* REQUIREMENTS: Show all lines that include the string "with"; copy each one.
--- begin ---
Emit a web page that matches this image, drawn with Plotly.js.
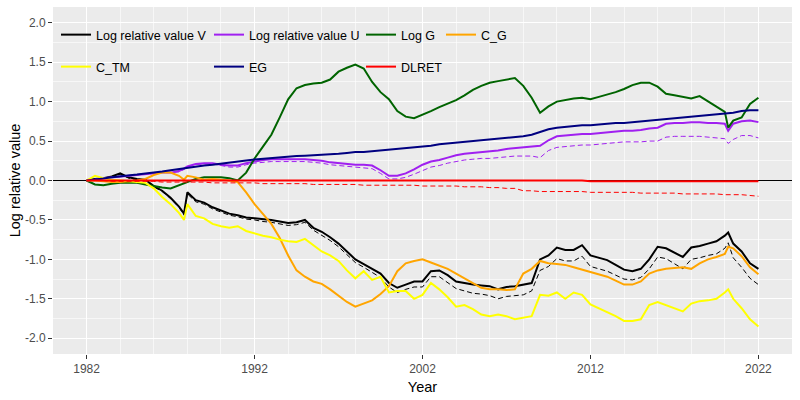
<!DOCTYPE html>
<html>
<head>
<meta charset="utf-8">
<script src="https://cdn.plot.ly/plotly-3.0.1.min.js"></script>
<style>
  html, body { margin: 0; padding: 0; background: #fff; }
  #chart { width: 800px; height: 400px; }
</style>
</head>
<body>
<div id="chart"></div>
<script>
// half-year grid, with two extra points where the lines jump (late 1987, early 2020)
const years = [
  1982, 1982.5, 1983, 1983.5, 1984, 1984.5, 1985, 1985.5, 1986, 1986.5, 1987, 1987.5,
  1987.8,
  1988, 1988.5, 1989, 1989.5, 1990, 1990.5, 1991, 1991.5, 1992, 1992.5,
  1993, 1993.5, 1994, 1994.5, 1995, 1995.5, 1996, 1996.5, 1997, 1997.5,
  1998, 1998.5, 1999, 1999.5, 2000, 2000.5, 2001, 2001.5, 2002, 2002.5,
  2003, 2003.5, 2004, 2004.5, 2005, 2005.5, 2006, 2006.5, 2007, 2007.5,
  2008, 2008.5, 2009, 2009.5, 2010, 2010.5, 2011, 2011.5, 2012, 2012.5,
  2013, 2013.5, 2014, 2014.5, 2015, 2015.5, 2016, 2016.5, 2017, 2017.5,
  2018, 2018.5, 2019, 2019.5, 2020,
  2020.2,
  2020.5, 2021, 2021.5, 2022
];

const logValueV = [
  0, 0.02, 0.03, 0.05, 0.09, 0.04, 0.02, 0.01, -0.07, -0.13, -0.22, -0.33,
  -0.42,
  -0.15, -0.25, -0.28, -0.34, -0.38, -0.42, -0.44, -0.47, -0.48, -0.49,
  -0.5, -0.52, -0.54, -0.53, -0.5, -0.6, -0.65, -0.72, -0.8, -0.9,
  -1.0, -1.06, -1.12, -1.18, -1.3, -1.36, -1.32, -1.28, -1.28, -1.15,
  -1.14, -1.2, -1.28, -1.3, -1.32, -1.33, -1.34, -1.38, -1.35, -1.34,
  -1.32, -1.3, -1.0, -0.95, -0.85, -0.88, -0.88, -0.82, -0.95, -0.98,
  -1.01, -1.07, -1.13, -1.15, -1.12, -1.0, -0.84, -0.86, -0.91, -0.97,
  -0.85, -0.83, -0.8, -0.77, -0.7,
  -0.66,
  -0.8, -0.9, -1.05, -1.12
];
const logValueV2 = [
  0, 0.02, 0.03, 0.04, 0.08, 0.03, 0.01, 0.0, -0.08, -0.14, -0.23, -0.34,
  -0.44,
  -0.17, -0.27, -0.3, -0.36, -0.4, -0.44, -0.46, -0.49, -0.5, -0.52,
  -0.53, -0.55, -0.57, -0.56, -0.53, -0.63, -0.69, -0.76, -0.84, -0.94,
  -1.04, -1.1, -1.17, -1.23, -1.35, -1.42, -1.38, -1.35, -1.35, -1.22,
  -1.22, -1.29, -1.37, -1.4, -1.43, -1.44, -1.46, -1.5, -1.47, -1.46,
  -1.45, -1.4, -1.14, -1.09, -0.99, -1.02, -1.02, -0.96, -1.09, -1.12,
  -1.15, -1.2, -1.25, -1.26, -1.23, -1.12, -0.97, -0.99, -1.05, -1.12,
  -1.0, -0.98, -0.95, -0.93, -0.86,
  -0.79,
  -0.98, -1.1, -1.24, -1.32
];

const logValueU = [
  0, 0.01, 0.03, 0.04, 0.05, 0.06, 0.07, 0.08, 0.09, 0.1, 0.1, 0.12,
  0.15,
  0.18, 0.21, 0.22, 0.22, 0.2, 0.19, 0.19, 0.22, 0.24, 0.26,
  0.27, 0.27, 0.27, 0.27, 0.27, 0.26, 0.25, 0.23, 0.22, 0.21,
  0.2, 0.2, 0.19, 0.13, 0.06, 0.06, 0.09, 0.14, 0.2, 0.24,
  0.26, 0.29, 0.32, 0.34, 0.35, 0.36, 0.37, 0.38, 0.4, 0.41,
  0.42, 0.43, 0.44, 0.51, 0.56, 0.57, 0.58, 0.59, 0.59, 0.6,
  0.61, 0.62, 0.63, 0.63, 0.64, 0.66, 0.67, 0.72, 0.73, 0.73,
  0.74, 0.74, 0.73, 0.73, 0.72,
  0.63,
  0.72, 0.75, 0.76, 0.74
];
const logValueU2 = [
  0, 0.01, 0.03, 0.04, 0.05, 0.06, 0.07, 0.08, 0.09, 0.1, 0.1, 0.11,
  0.14,
  0.17, 0.2, 0.21, 0.21, 0.19, 0.17, 0.17, 0.2, 0.22, 0.23,
  0.24, 0.24, 0.24, 0.24, 0.24, 0.23, 0.22, 0.2, 0.19, 0.18,
  0.17, 0.16, 0.15, 0.09, 0.02, 0.02, 0.04, 0.08, 0.13, 0.17,
  0.19, 0.22, 0.24, 0.26, 0.27, 0.28, 0.28, 0.29, 0.3, 0.31,
  0.31, 0.31, 0.29, 0.38, 0.42, 0.43, 0.44, 0.45, 0.45, 0.46,
  0.47, 0.48, 0.49, 0.49, 0.49, 0.5, 0.5, 0.55, 0.56, 0.56,
  0.56, 0.56, 0.55, 0.54, 0.53,
  0.47,
  0.52, 0.57, 0.57, 0.54
];

const logG = [
  0, -0.05, -0.06, -0.04, -0.03, -0.03, -0.03, -0.05, -0.07, -0.09, -0.1, -0.06,
  -0.04,
  -0.03, 0.02, 0.04, 0.04, 0.04, 0.03, 0.0, 0.1, 0.28, 0.43,
  0.58, 0.8, 1.03, 1.17, 1.21, 1.23, 1.24, 1.28, 1.38, 1.43,
  1.47, 1.42, 1.25, 1.12, 1.03, 0.88, 0.81, 0.79, 0.83, 0.88,
  0.93, 0.97, 1.02, 1.08, 1.15, 1.2, 1.24, 1.26, 1.28, 1.3,
  1.2, 1.05, 0.86, 0.94, 1.0, 1.02, 1.04, 1.05, 1.03, 1.06,
  1.09, 1.12, 1.16, 1.21, 1.24, 1.24, 1.19, 1.1, 1.08, 1.06,
  1.04, 1.07, 1.0, 0.93, 0.87,
  0.67,
  0.76, 0.8, 0.97, 1.05
];

const cG = [
  0, 0, -0.01, -0.02, -0.02, -0.01, 0.0, 0.02, 0.07, 0.1, 0.1, 0.06,
  0.01,
  0.06, 0.04, 0.01, 0.02, 0.01, 0.0, -0.02, -0.15, -0.3, -0.42,
  -0.55, -0.73, -0.95, -1.14, -1.22, -1.28, -1.31, -1.38, -1.46, -1.54,
  -1.6, -1.56, -1.52, -1.44, -1.34, -1.15, -1.05, -1.02, -1.0, -1.04,
  -1.08, -1.12, -1.18, -1.24, -1.3, -1.36, -1.38, -1.38, -1.39, -1.38,
  -1.18, -1.12, -1.02, -1.05, -1.06, -1.07, -1.1, -1.13, -1.16, -1.19,
  -1.22, -1.27, -1.32, -1.32, -1.28, -1.18, -1.14, -1.12, -1.11, -1.1,
  -1.12, -1.05, -1.0, -0.97, -0.93,
  -0.84,
  -0.86, -0.96, -1.1, -1.19
];

const cTM = [
  0, 0.06, 0.03, 0.01, 0.0, -0.01, -0.02, -0.03, -0.1, -0.21, -0.3, -0.41,
  -0.5,
  -0.3, -0.45, -0.48, -0.55, -0.58, -0.6, -0.58, -0.64, -0.67, -0.7,
  -0.72, -0.75, -0.77, -0.78, -0.74, -0.82, -0.9, -0.95, -1.02, -1.14,
  -1.24, -1.15, -1.26, -1.22, -1.42, -1.4, -1.4, -1.5, -1.45, -1.3,
  -1.38, -1.48, -1.6, -1.58, -1.63, -1.7, -1.72, -1.7, -1.72, -1.76,
  -1.74, -1.72, -1.45, -1.46, -1.42, -1.5, -1.42, -1.45, -1.57, -1.62,
  -1.66, -1.72, -1.78, -1.78, -1.76, -1.58, -1.54, -1.58, -1.62, -1.66,
  -1.56, -1.53, -1.52, -1.5, -1.42,
  -1.38,
  -1.5, -1.62, -1.76, -1.85
];

const eG = [
  0, 0.01, 0.025, 0.04, 0.05, 0.06, 0.075, 0.09, 0.1, 0.115, 0.13, 0.145,
  0.16,
  0.165, 0.18, 0.19, 0.2, 0.215, 0.23, 0.24, 0.255, 0.265, 0.275,
  0.285, 0.29, 0.3, 0.31, 0.315, 0.32, 0.33, 0.335, 0.34, 0.35,
  0.36, 0.36, 0.37, 0.38, 0.39, 0.4, 0.41, 0.42, 0.43, 0.44,
  0.46, 0.47, 0.48, 0.49, 0.5, 0.51, 0.52, 0.53, 0.54, 0.55,
  0.56, 0.58, 0.62, 0.65, 0.67, 0.68, 0.69, 0.7, 0.7, 0.71,
  0.72, 0.73, 0.73, 0.74, 0.75, 0.76, 0.77, 0.78, 0.79, 0.8,
  0.81, 0.82, 0.83, 0.84, 0.85,
  0.85,
  0.86, 0.88, 0.89, 0.89
];

const dlret = [
  0, 0, 0, 0, 0, 0, 0, 0, 0, 0, 0, 0,
  0,
  0, 0, 0, 0, 0, 0, 0, 0, 0, 0,
  0, 0, 0, 0, 0, 0, 0, 0, 0, 0,
  0, 0, 0, 0, 0, 0, 0, 0, 0, 0,
  0, 0, 0, 0, 0, 0, 0, 0, 0, 0,
  0, 0, 0, 0, 0, 0, 0, 0, -0.01, -0.01,
  -0.01, -0.01, -0.01, -0.01, -0.01, -0.01, -0.01, -0.01, -0.01, -0.01,
  -0.01, -0.01, -0.01, -0.01, -0.01,
  -0.01,
  -0.01, -0.01, -0.01, -0.01
];
const dlret2 = [
  0, 0, 0, -0.01, -0.01, -0.01, -0.01, -0.01, -0.01, -0.02, -0.02, -0.02,
  -0.02,
  -0.02, -0.02, -0.02, -0.03, -0.03, -0.03, -0.03, -0.03, -0.03, -0.04,
  -0.04, -0.04, -0.04, -0.04, -0.04, -0.05, -0.05, -0.05, -0.05, -0.05,
  -0.05, -0.06, -0.06, -0.06, -0.06, -0.06, -0.06, -0.06, -0.07, -0.07,
  -0.07, -0.07, -0.07, -0.08, -0.08, -0.08, -0.09, -0.09, -0.1, -0.1,
  -0.13, -0.13, -0.14, -0.14, -0.14, -0.14, -0.14, -0.14, -0.15, -0.15,
  -0.15, -0.15, -0.15, -0.15, -0.16, -0.16, -0.16, -0.16, -0.16, -0.17,
  -0.17, -0.17, -0.17, -0.17, -0.18,
  -0.18,
  -0.18, -0.18, -0.19, -0.2
];

const xTickVals = [1982, 1992, 2002, 2012, 2022];
const xTickText = ['1982', '1992', '2002', '2012', '2022'];
const yTickVals = [-2, -1.5, -1, -0.5, 0, 0.5, 1, 1.5, 2];
const yTickText = ['-2.0', '-1.5', '-1.0', '-0.5', '0.0', '0.5', '1.0', '1.5', '2.0'];

const FONT = 'Liberation Sans, Arial, sans-serif';

// plot area in pixels, used to place the legend columns like ggplot does
const PLOT_L = 53, PLOT_W = 739, PLOT_T = 7, PLOT_H = 347;
function legendAt(textX, rowY) {
    return {
        x: (textX - 42 - PLOT_L) / PLOT_W, xanchor: 'left',
        y: 1 - (rowY - PLOT_T) / PLOT_H, yanchor: 'middle',
        bgcolor: 'rgba(0,0,0,0)', borderwidth: 0,
        font: { family: FONT, size: 12.5, color: '#000' },
    };
}

function solid(name, y, color, legend) {
    return { x: years, y: y, type: 'scatter', mode: 'lines', name: name, legend: legend,
        line: { color: color, width: 2 }, hoverinfo: 'skip' };
}
function dashed(y, color) {
    return { x: years, y: y, type: 'scatter', mode: 'lines', showlegend: false,
        line: { color: color, width: 1, dash: '5px,3px' }, hoverinfo: 'skip' };
}

const traces = [
    dashed(logValueV2, '#000000'),
    solid('Log relative value V', logValueV, '#000000', 'legend'),
    dashed(logValueU2, '#A020F0'),
    solid('Log relative value U', logValueU, '#A020F0', 'legend2'),
    solid('Log G', logG, '#006400', 'legend3'),
    solid('C_G', cG, '#FFA500', 'legend4'),
    solid('C_TM', cTM, '#FFFF00', 'legend5'),
    solid('EG', eG, '#000080', 'legend6'),
    dashed(dlret2, '#FF0000'),
    solid('DLRET', dlret, '#FF0000', 'legend7'),
];

const layout = {
    width: 800, height: 400,
    margin: { l: PLOT_L, r: 800 - PLOT_L - PLOT_W, t: PLOT_T, b: 400 - PLOT_T - PLOT_H },
    paper_bgcolor: '#FFFFFF', plot_bgcolor: '#EBEBEB',
    font: { family: FONT, color: '#000' },
    xaxis: {
        range: [1980, 2024], tickmode: 'array', tickvals: xTickVals, ticktext: xTickText,
        ticks: 'outside', ticklen: 4, tickwidth: 1, tickcolor: '#333333',
        tickfont: { family: FONT, size: 12, color: '#4D4D4D' },
        showgrid: true, gridcolor: '#FFFFFF', gridwidth: 1.1, zeroline: false, showline: false,
        minor: { tickmode: 'linear', tick0: 1982, dtick: 2, showgrid: true, gridcolor: '#FFFFFF', gridwidth: 0.6, ticks: '' },
        title: { text: 'Year', font: { family: FONT, size: 14.5, color: '#000' }, standoff: 6 },
    },
    yaxis: {
        range: [-2.2, 2.2], tickmode: 'array', tickvals: yTickVals, ticktext: yTickText,
        ticks: 'outside', ticklen: 4, tickwidth: 1, tickcolor: '#333333',
        tickfont: { family: FONT, size: 12, color: '#4D4D4D' },
        showgrid: true, gridcolor: '#FFFFFF', gridwidth: 1.1, showline: false,
        zeroline: true, zerolinecolor: '#000000', zerolinewidth: 1,
        minor: { tickmode: 'linear', tick0: 0.25, dtick: 0.5, showgrid: true, gridcolor: '#FFFFFF', gridwidth: 0.6, ticks: '' },
        title: { text: 'Log relative value', font: { family: FONT, size: 14.5, color: '#000' }, standoff: 0 },
    },
    legend: legendAt(98, 35),
    legend2: legendAt(251, 35),
    legend3: legendAt(403, 35),
    legend4: legendAt(483, 35),
    legend5: legendAt(98, 67),
    legend6: legendAt(251, 67),
    legend7: legendAt(403, 67),
};

Plotly.newPlot('chart', traces, layout, { displayModeBar: false, staticPlot: true });
</script>
</body>
</html>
--- end ---
* WRITTEN ANSWER:
Emit a web page that matches this image, drawn with Plotly.js.
// half-year grid, with two extra points where the lines jump (late 1987, early 2020)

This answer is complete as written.